The second founder profile he seeks: domain experts who built solutions long before AI became ubiquitous. “These companies know exactly where and how, and more importantly, how not to apply AI,” he said.

For instance, Replit spent years perfecting browser-based collaborative coding and IDE features. When AI arrived, it integrated Replit Agent for natural-language application building and crossed $100 million in ARR in 2025. Their deep domain knowledge made the difference.

“We really value the hard-earned knowledge that startups have gained through their efforts in the trenches,” he said.

Chemistry Matters

Beyond traction and technical chops, Jeffrey underscored another critical yet often overlooked factor: chemistry.
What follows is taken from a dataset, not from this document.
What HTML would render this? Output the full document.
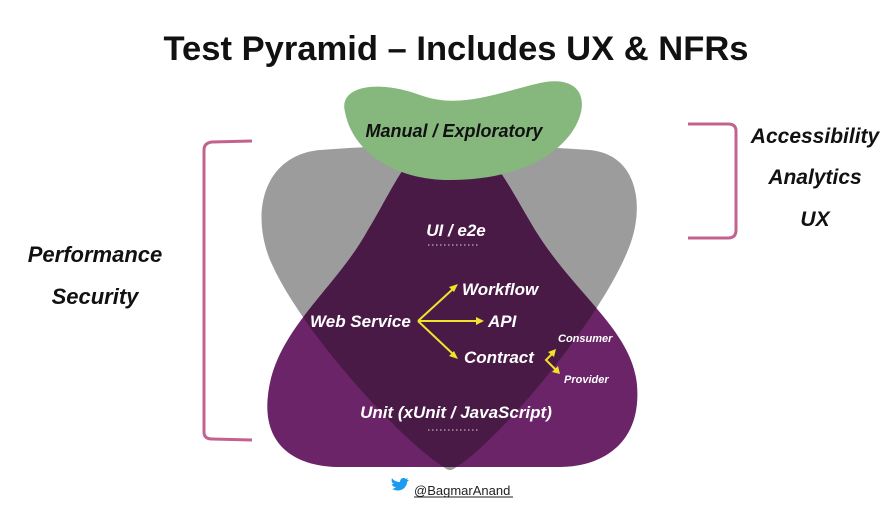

Securing investment involves a multi-year partnership, especially with lead investors who join your board. It’s a significant relationship that founders often underestimate.

“People whom you don’t get along with don’t get better after the money goes in,” Jeffrey warned.

VCs aren’t just evaluating business fundamentals; they’re asking themselves if they want to spend the next decade working with you. The personal dynamic matters because you’ll navigate both victories and crises together.

“You are in the trenches, you will have good days and really bad days…The people that you go through it with are really going to matter,” he said.

The Expanding Opportunity

Despite—or perhaps because of—these higher barriers, the AI investment market continues to grow rapidly.

According to CB Insights, 72% of AI deals as of Q2 2025 went to early-stage startups.

The opportunity lies in market structure. 

While incumbents and tech giants continue to build horizontal platforms, they consistently miss niche use cases. This allows startups to have a space of their own, despite the frenzy of announcements from the big companies.

These overlooked gaps also create acquisition opportunities, as larger players buy innovative startups addressing targeted problems.

Bessemer captured this dynamic in its report titled ‘The State of AI 2025’. “SaaS giants are buying their way into AI. Build technical and data moats. Be M&A-ready, but operate like you’ll own the category.”